Salazar já lá vai, mas continuamos sós. Cada vez mais sozinhos na esquizofrenia de grande parte de uma população que ora descasca no trigo, porque gosta do joio, ora se farta do joio e reclama o regresso do trigo. Outros há que não olham ao trigo nem ao joio. Gostam e beneficiam de ambos por igual. Fala-se em governação mais à esquerda e mais à direita. Tretas. É um regime de “alternadeira” que governa ora a bem dos interesses da casta, ora a bem de interesses particularistas. E a diferença é nenhuma.
Fora do sossego da nacional endogamia vigente, na França definha a esquerda e crescem o liberal-conservadorismo e a direita nacionalista. Na Itália governam ex-comunistas que se dizem socialistas mas acabam por se afirmar como uma esquerda liberal ao estilo nórdico. E as ruas logo respondem, como há menos de duas semanas, com a primeira greve geral transalpina contra um governo de esquerda. Esquerda que legisla à direita no trabalho e contesta à esquerda na Europa. Liberais do centro, portanto.

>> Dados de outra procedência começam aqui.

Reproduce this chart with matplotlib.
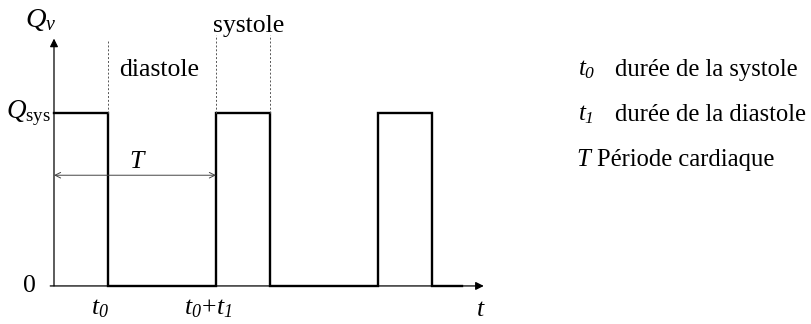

Na Espanha o Podemos assusta, naquele que é um movimento contestatário da própria dicotomia envelhecida entre esquerda e direita. Mas, mesmo assim, o PSOE já lidera as sondagens e o partido de Pablo Iglesias ainda denota dificuldades para se afirmar como alternativa credível para o povo espanhol. O secretário-geral socialista até já defende uma revisão constitucional. E na Catalunha agradecem.
Diferente é a situação na Grécia. O Syriza, que mais não é do que de extrema-esquerda, que também o é, é um partido de inspiração anti memorando, lidera as sondagens para umas legislativas que podem acontecer já em janeiro. No governo, a coligação social-democrata, embora se autoproclamem conservadores e socialistas, tenta tudo para aguentar o poder pelo menos até ao final de 2015 e assegurar um programa, provavelmente cautelar, de linhas de crédito salvaguardadas pelos parceiros da “troika”. Já não importa a ideologia, apenas a sobrevivência. A Europa olha com medo, e até Passos Coelho aponta o dedo aos gregos que comem criancinhas.
Em ano de eleições no sul europeu, à ebulição alheia Portugal responde com mais do mesmo. É preciso uma governação de esquerda patriótica, diz o PS. Lá vêm os despesistas socialistas, acusa o PSD. No meio, sempre no meio, o PS e o PSD, que são sociais-democratas, dizem-se socialistas, no primeiro caso, e de direita, no segundo. Enganam-se e tentam enganar quem há muito se desenganou. São o bloco central que aspiraram ser. Não querem mudar, nem que o resto mude. Dá jeito uma esquerda desresponsabilizada e uma direita que é centrista. O António Costa, que rejeitou acordos à direita, já emendou a mão e lembra Mário Soares e Mota Pinto.
À mais do que provável vitória de Costa nas legislativas, ninguém espera que corresponda uma coligação de vontades ideologicamente à esquerda ou à direita. Quer-se apenas autenticidade. E deviam começar por explicar que não são de esquerda nem de direita. Deviam apenas, e já não é pouco, dizer ao que vêm. As pessoas podiam estranhar a sinceridade, mas já era um bom começo.